The shopping center is home to many stores you would expect to find there – Gap, The Children’s Place, Victoria’s Secret, American Eagle Outfitters and Express among many others; as well as a number of restaurants to please an appetite. There is also a supermarket, bank, pizzeria, hair salon, liquor store and post office – basically the one stop you’ll need to make for all of your errands.
Bay Terrace also offers excellent public schools, with P.S. 169 running an after school program through the Sam Field Y in Little Neck, with it’s office right across the street at the Bay Terrace Y and Pool Club. There is an abundance of doctors in the area, as well as a variety of housing options for every budget. From the gated Bay Bridge Community to apartment complexes to single family homes, everyone can find a place to call home.

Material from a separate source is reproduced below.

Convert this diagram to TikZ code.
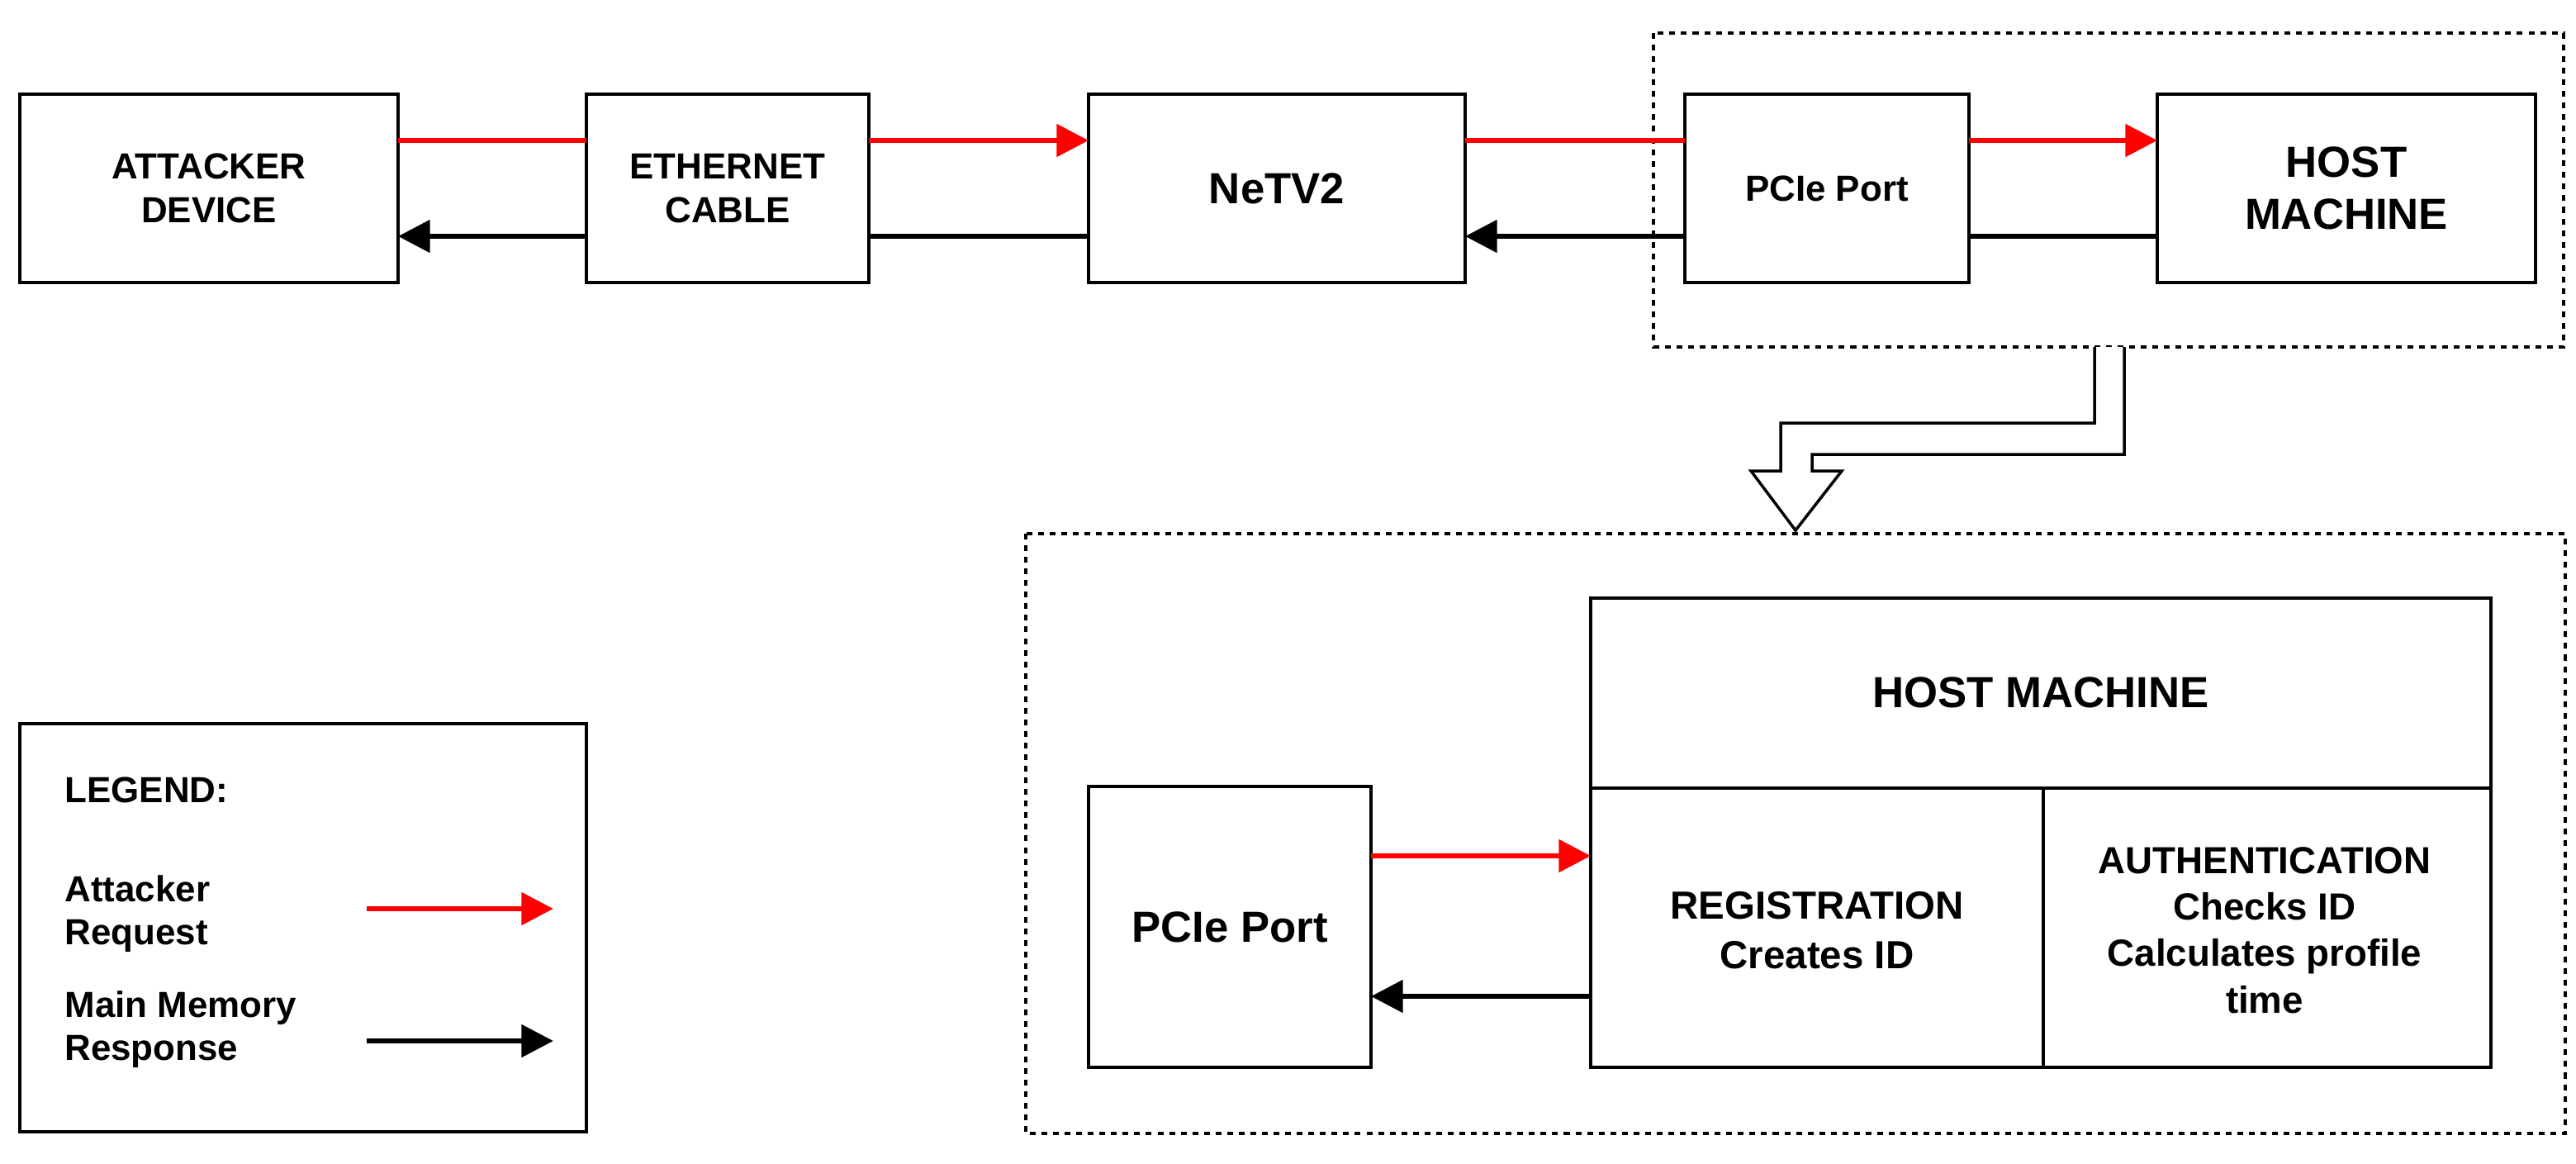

Just a few minutes down Bell Blvd is neighboring Bayside. Between 38th Place and Northern Blvd is a wide selection of restaurants, bars and ice cream shops with municipal parking lots right around the corner. The Bayside LIRR station is also located on Bell Blvd, truly the only sensible transportation option between this area of Queens and the city.
More than anything, Bay Terrace is an excellent place to raise a family, and offers a fair amount of nightlife options for those whose parents thought they were empty-nesters but found their college graduate children moving back home after being unable to find a job.